Why inspect.stack() does not work properly?

Question

I'm trying to write name of the current executed function. But it does not work properly. When I put 'print inspect.stack()[0][3]' after the def func(), it works, but when I try to put this command after the if, it prints nothing.

import inspect

debug = True

def debug():
    print inspect.stack()[0][3]
    if debug==True:
        print "test"
        print inspect.stack()[0][3]

debug()

returns 'debug' but it should return

'debug'\n'test'\n'debug'

Where is the problem?

Answer 1

When you define the function:

def debug():

you are loosing the last reference to the previously created variable debug from the global scope. You redefine the debug variable from being a boolean holding True to a function reference. So the condition debug==True is not met (because debug is a function now, not a boolean). And thus only the first print statement works (see an illustrative demo).

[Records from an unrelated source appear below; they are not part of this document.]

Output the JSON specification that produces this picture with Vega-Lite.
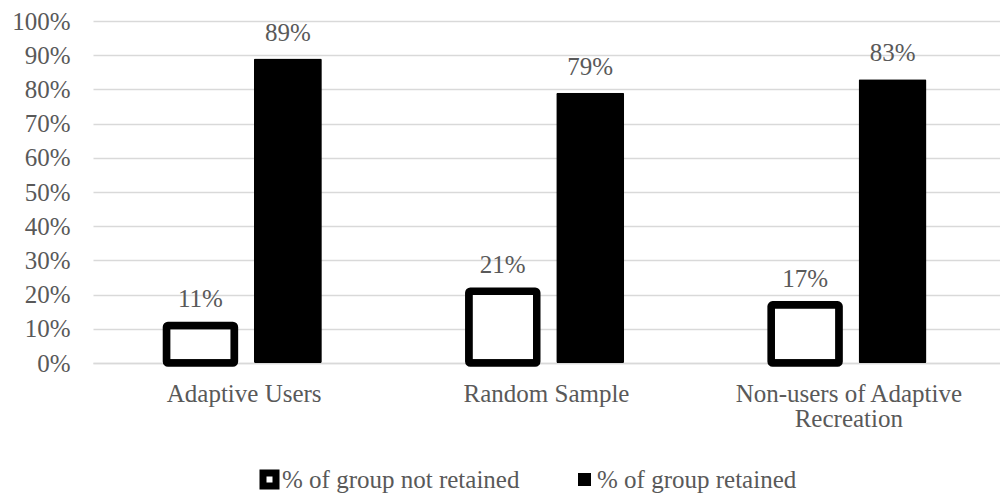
{
  "$schema": "https://vega.github.io/schema/vega-lite/v6.json",
  "autosize": {"type": "none"},
  "padding": {"left": 93, "top": 21, "right": 0, "bottom": 130},
  "width": 907,
  "height": 342,
  "background": "white",
  "config": {
    "font": "Liberation Serif",
    "view": {"stroke": null}
  },
  "data": {
    "values": [
      {"group": "Adaptive Users", "series": "% of group not retained", "value": 0.11},
      {"group": "Adaptive Users", "series": "% of group retained", "value": 0.89},
      {"group": "Random Sample", "series": "% of group not retained", "value": 0.21},
      {"group": "Random Sample", "series": "% of group retained", "value": 0.79},
      {"group": "Non-users of Adaptive Recreation", "series": "% of group not retained", "value": 0.17},
      {"group": "Non-users of Adaptive Recreation", "series": "% of group retained", "value": 0.83}
    ]
  },
  "encoding": {
    "x": {
      "field": "group", "type": "nominal", "sort": null,
      "scale": {"paddingInner": 0.486, "paddingOuter": 0.243},
      "axis": {
        "title": null, "labelAngle": 0, "labelFontSize": 25, "labelColor": "#595959",
        "labelPadding": 18, "labelBaseline": "top", "labelLineHeight": 25, "labelLimit": 500,
        "domainColor": "#d9d9d9", "domainWidth": 1.5, "ticks": false,
        "labelExpr": "datum.label == 'Non-users of Adaptive Recreation' ? ['Non-users of Adaptive', 'Recreation'] : datum.label"
      }
    },
    "xOffset": {
      "field": "series", "type": "nominal", "sort": null,
      "scale": {"paddingInner": 0.223, "paddingOuter": 0}
    },
    "y": {
      "field": "value", "type": "quantitative",
      "scale": {"domain": [0, 1]},
      "axis": {
        "title": null, "format": ".0%", "values": [0, 0.1, 0.2, 0.3, 0.4, 0.5, 0.6, 0.7, 0.8, 0.9, 1],
        "labelFontSize": 25, "labelColor": "#595959", "labelPadding": 23,
        "domain": false, "ticks": false, "gridColor": "#d9d9d9", "gridWidth": 1.5
      }
    }
  },
  "layer": [
    {
      "mark": {"type": "bar", "strokeWidth": 7.5, "cornerRadius": 1.5, "strokeJoin": "round"},
      "encoding": {
        "fill": {
          "field": "series", "type": "nominal",
          "scale": {"domain": ["% of group not retained", "% of group retained"], "range": ["#ffffff", "#000000"]},
          "legend": {
            "title": null, "orient": "none", "direction": "horizontal",
            "legendX": 164, "legendY": 446,
            "symbolType": "square", "symbolSize": 169, "symbolStrokeWidth": 7,
            "labelFontSize": 25, "labelColor": "#595959", "labelOffset": 0,
            "columnPadding": 44, "labelLimit": 400
          }
        },
        "stroke": {
          "field": "series", "type": "nominal",
          "scale": {"domain": ["% of group not retained", "% of group retained"], "range": ["#000000", "transparent"]},
          "legend": {
            "title": null, "orient": "none", "direction": "horizontal",
            "legendX": 164, "legendY": 446,
            "symbolType": "square", "symbolSize": 169, "symbolStrokeWidth": 7,
            "labelFontSize": 25, "labelColor": "#595959", "labelOffset": 0,
            "columnPadding": 44, "labelLimit": 400
          }
        }
      }
    },
    {
      "mark": {"type": "text", "baseline": "alphabetic", "dy": -18, "fontSize": 25, "color": "#595959"},
      "encoding": {
        "text": {"field": "value", "type": "quantitative", "format": ".0%"}
      }
    }
  ]
}
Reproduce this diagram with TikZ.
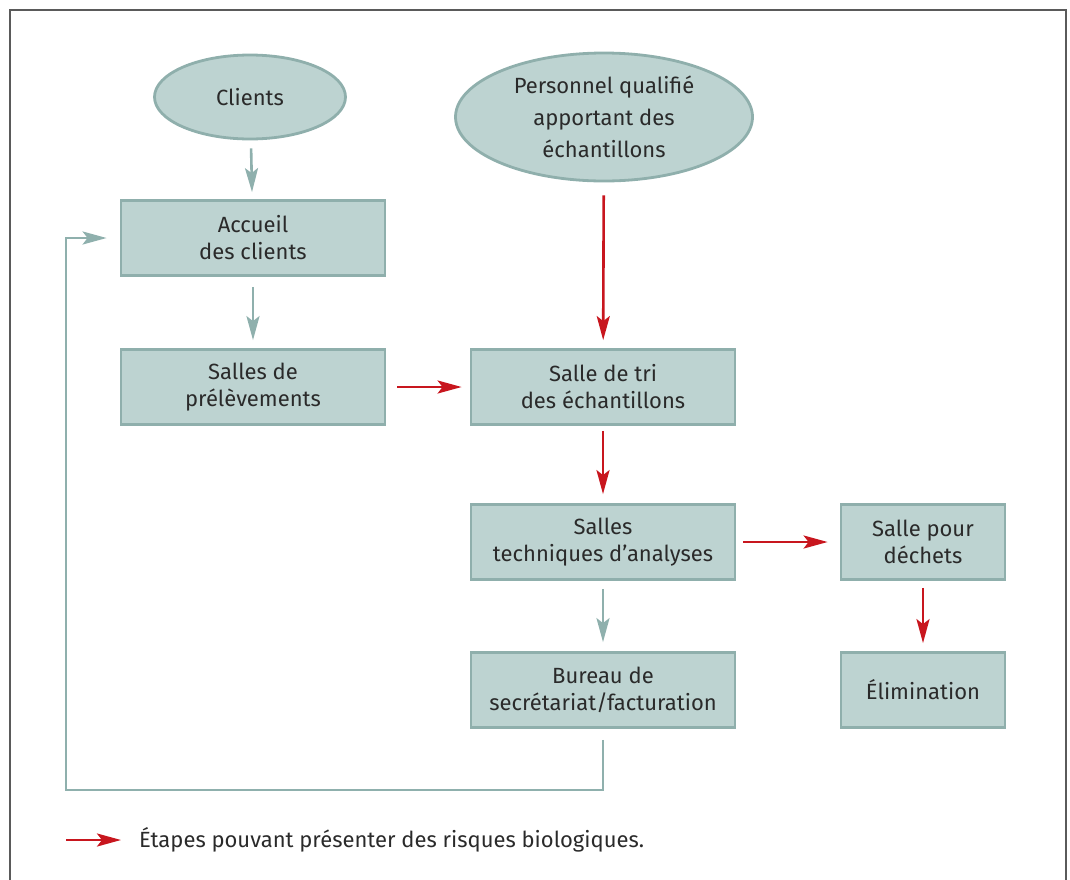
\documentclass[tikz,border=0pt]{standalone}
\usepackage{fontspec}
\setmainfont{Fira Sans}
\usetikzlibrary{arrows.meta,shapes.geometric}
\definecolor{boxfill}{HTML}{BDD3D1}
\definecolor{boxline}{HTML}{8FAFAC}
\definecolor{flowgray}{HTML}{8FB0AD}
\definecolor{riskred}{HTML}{C8161E}
\definecolor{ink}{HTML}{2A2A2A}
\definecolor{framegray}{HTML}{5A5A5A}
\tikzset{
  room/.style={rectangle, draw=boxline, fill=boxfill, line width=2.8pt,
    minimum width=264pt, minimum height=75pt, align=center, text=ink,
    font=\fontsize{22}{27}\selectfont, inner sep=0pt},
  smallroom/.style={room, minimum width=164pt},
  source/.style={ellipse, draw=boxline, fill=boxfill, line width=2.8pt,
    align=center, text=ink, inner sep=0pt, font=\fontsize{22}{32}\selectfont},
  tip/.style={-{Stealth[length=24pt,width=13pt,inset=5pt]}},
  grayflow/.style={tip, draw=flowgray, line width=2.6pt},
  redflow/.style={tip, draw=riskred, line width=2.6pt},
}
\begin{document}
\begin{tikzpicture}[x=1pt,y=-1pt]
\useasboundingbox (0,0) rectangle (1070,879);
% outer frame (open at the bottom)
\draw[framegray, line width=1.6pt] (10,890) -- (10,10) -- (1066,10) -- (1066,890);

% sources
\node[source, minimum width=191pt, minimum height=84pt] (clients) at (250,97) {Clients};
\node[source, minimum width=297pt, minimum height=128pt] (personnel) at (604,117)
  {Personnel qualifié\\apportant des\\échantillons};

% rooms
\node[room] (accueil) at (253,238) {Accueil\\des clients};
\node[room] (prelev) at (253,387) {Salles de\\prélèvements};
\node[room] (tri) at (603,387) {Salle de tri\\des échantillons};
\node[room] (tech) at (603,542) {Salles\\techniques d’analyses};
\node[room] (bureau) at (603,690) {Bureau de\\secrétariat/facturation};
\node[smallroom] (dechets) at (923,542) {Salle pour\\déchets};
\node[smallroom] (elim) at (923,690) {Élimination};

% gray flows
\draw[grayflow, shorten <=8pt, shorten >=7pt] (clients) -- (accueil);
\draw[grayflow, shorten <=10pt, shorten >=8pt] (accueil) -- (prelev);
\draw[grayflow, shorten <=8pt, shorten >=9pt] (tech.south) -- (bureau.north);

% return loop to the reception
\coordinate (loopcorner) at (66,790);
\draw[grayflow] ([yshift=-11pt]bureau.south) |- (loopcorner) |- ([xshift=-13pt]accueil.west);

% flows with biological risk
\draw[redflow, shorten <=11pt, shorten >=8pt] (prelev) -- (tri);
\draw[redflow, shorten <=13pt, shorten >=8pt] (personnel) -- (tri);
\draw[redflow, shorten <=5pt, shorten >=9pt] (tri) -- (tech);
\draw[redflow, shorten <=7pt, shorten >=12pt] (tech) -- (dechets);
\draw[redflow, shorten <=7pt, shorten >=8pt] (dechets) -- (elim);

% legend
\coordinate (legstart) at (66,840);
\coordinate (legend) at (121,840);
\draw[redflow] (legstart) -- (legend);
\node[anchor=west, text=ink, font=\fontsize{22}{27}\selectfont, inner sep=0pt] (legtext) at (139,840)
  {Étapes pouvant présenter des risques biologiques.};
\end{tikzpicture}
\end{document}
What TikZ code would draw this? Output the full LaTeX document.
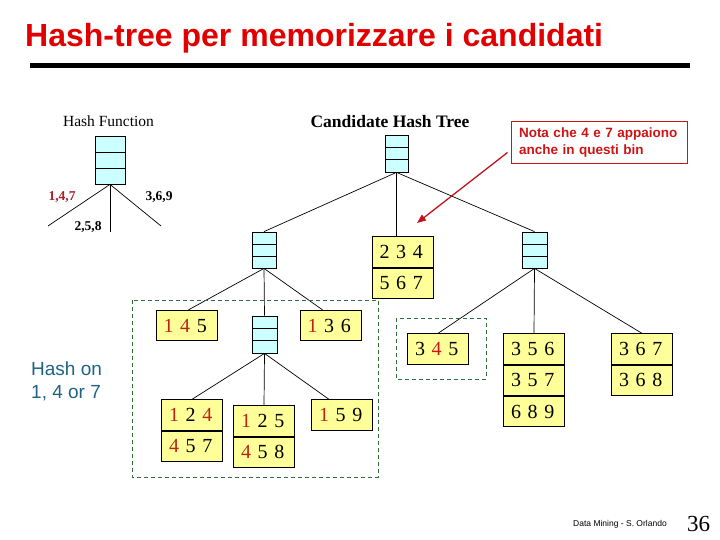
\documentclass[tikz,border=0pt]{standalone}
\usepackage{fontspec}
\setmainfont{Liberation Serif}
\setsansfont{Liberation Sans}
\usetikzlibrary{calc,arrows.meta}
\definecolor{tred}{RGB}{225,0,0}
\definecolor{dred}{RGB}{185,35,25}
\definecolor{lred}{RGB}{170,30,40}
\definecolor{nred}{RGB}{205,20,20}
\definecolor{ared}{RGB}{190,20,30}
\definecolor{hcyan}{RGB}{204,255,255}
\definecolor{cyell}{RGB}{255,255,153}
\definecolor{dgreen}{RGB}{50,110,60}
\definecolor{hteal}{RGB}{30,100,130}
\tikzset{
  hashtab/.style={draw, fill=hcyan, line width=0.8pt, inner sep=0pt,
    path picture={
      \draw[line width=0.8pt] ($(path picture bounding box.north west)!0.3333!(path picture bounding box.south west)$) -- ($(path picture bounding box.north east)!0.3333!(path picture bounding box.south east)$);
      \draw[line width=0.8pt] ($(path picture bounding box.north west)!0.6667!(path picture bounding box.south west)$) -- ($(path picture bounding box.north east)!0.6667!(path picture bounding box.south east)$);
    }},
  ycell/.style={draw, fill=cyell, line width=0.8pt, minimum width=61pt, minimum height=30.5pt,
    inner sep=0pt, text width=46pt, align=left, font=\fontsize{20}{20}\selectfont},
  edge/.style={line width=0.7pt},
  grpbox/.style={draw=dgreen, line width=0.8pt, dash pattern=on 4pt off 3pt},
  lbl/.style={font=\bfseries\fontsize{13.5}{13.5}\selectfont, inner sep=0pt},
}
\newcommand{\rd}[1]{\textcolor{dred}{#1}}
\begin{document}
\begin{tikzpicture}[x=1pt,y=-1pt]
\useasboundingbox (0,0) rectangle (720,540);
% title
\node[anchor=base west, font=\sffamily\bfseries\fontsize{32}{32}\selectfont, text=tred, inner sep=0pt] (title) at (25,47) {Hash-tree per memorizzare i candidati};
\fill (30,63) rectangle (690,68);
% hash function
\node[font=\fontsize{15.5}{15.5}\selectfont, inner sep=0pt] (hftitle) at (108.5,121) {Hash Function};
\node[hashtab, minimum width=30pt, minimum height=48pt] (hf) at (110,160) {};
\coordinate (hl) at (48,226);
\coordinate (hm) at (110,232);
\coordinate (hr) at (161,226);
\draw[edge] (hf.south) -- (hl);
\draw[edge] (hf.south) -- (hm);
\draw[edge] (hf.south) -- (hr);
\node[lbl, text=lred] (l147) at (62,197) {1,4,7};
\node[lbl] (l369) at (159,197) {3,6,9};
\node[lbl] (l258) at (88,227) {2,5,8};
% candidate hash tree
\node[font=\bfseries\fontsize{17.5}{17.5}\selectfont, inner sep=0pt] (cht) at (390,122) {Candidate Hash Tree};
\node[hashtab, minimum width=23pt, minimum height=37pt] (root) at (396.5,153.5) {};
\node[hashtab, minimum width=24pt, minimum height=36pt] (h1) at (264,250) {};
\node[hashtab, minimum width=25pt, minimum height=36pt] (h2) at (534.5,250) {};
\node[hashtab, minimum width=25pt, minimum height=37pt] (h3) at (264.5,334.5) {};
% leaves
\node[ycell] (b234a) at (402.5,252) {2 3 4};
\node[ycell, anchor=north] (b234b) at (b234a.south) {5 6 7};
\node[ycell] (b145) at (186.5,325.5) {\rd{1} \rd{4} 5};
\node[ycell] (b136) at (330.5,325.5) {\rd{1} 3 6};
\node[ycell] (b345) at (438,349) {3 \textcolor{nred}{4} 5};
\node[ycell] (b124a) at (192,415) {\rd{1} 2 \rd{4}};
\node[ycell, anchor=north] (b124b) at (b124a.south) {\rd{4} 5 7};
\node[ycell] (b125a) at (264,421) {\rd{1} 2 5};
\node[ycell, anchor=north] (b125b) at (b125a.south) {\rd{4} 5 8};
\node[ycell] (b159) at (342,415) {\rd{1} 5 9};
\node[ycell] (b356a) at (534,349) {3 5 6};
\node[ycell, anchor=north] (b356b) at (b356a.south) {3 5 7};
\node[ycell, anchor=north] (b356c) at (b356b.south) {6 8 9};
\node[ycell] (b367a) at (642,349) {3 6 7};
\node[ycell, anchor=north] (b367b) at (b367a.south) {3 6 8};
% connectors
\draw[edge] (root.south) -- (h1.north);
\draw[edge] (root.south) -- (root.south |- b234a.north);
\draw[edge] (root.south) -- (h2.north);
\draw[edge] (h1.south) -- ($(b145.north)+(2,0)$);
\draw[edge] (h1.south) -- (h3.north);
\draw[edge] (h1.south) -- ($(b136.north)+(-8,0)$);
\draw[edge] (h3.south) -- (b124a.north);
\draw[edge] (h3.south) -- (b125a.north);
\draw[edge] (h3.south) -- ($(b159.north)+(-13,0)$);
\draw[edge] (h2.south) -- (b345.north);
\draw[edge] (h2.south) -- (b356a.north);
\draw[edge] (h2.south) -- (b367a.north);
% dashed groups
\draw[grpbox] (132,300) rectangle (378,477);
\draw[grpbox] (396,318) rectangle (486,379);
% hash on
\node[anchor=west, align=left, inner sep=0pt, text=hteal, font=\sffamily\fontsize{19}{23}\selectfont] (hashon) at (31,381.5) {Hash on\\1, 4 or 7};
% note
\node[draw=nred, line width=1pt, text=nred, font=\sffamily\bfseries\fontsize{13.5}{17}\selectfont,
  align=left, text width=160pt, inner xsep=8pt, minimum height=42pt] (nota) at (599,143) {Nota che 4 e 7 appaiono\\anche in questi bin};
\coordinate (atip) at (417,223);
\draw[ared, line width=1.3pt, -{Triangle[length=9pt,width=7pt]}] ($(nota.south west)+(-3,-12)$) -- (atip);
% footer
\node[anchor=base west, inner sep=0pt, font=\sffamily\fontsize{8.5}{8.5}\selectfont] (foot) at (573,526) {Data Mining - S. Orlando};
\node[anchor=base west, inner sep=0pt, font=\fontsize{23}{23}\selectfont] (pnum) at (687,531) {36};
\end{tikzpicture}
\end{document}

This will work as intended, for example:

import inspect

debug = True

def f():
    print inspect.stack()[0][3]
    if debug==True:
        print "test"
        print inspect.stack()[0][3]

f()

This is a common mistake in Python, especially from people used to other languages, in which function names are treated in a special way. In Python they are not - after you define a function, you can use its name as any other variable. Which has many advantages, but as seen here sometimes can be confusing.

Answer 2

In python 3 and hight you need to use print () if. It becomes a syntax error and won't print any thing if you don't have the ()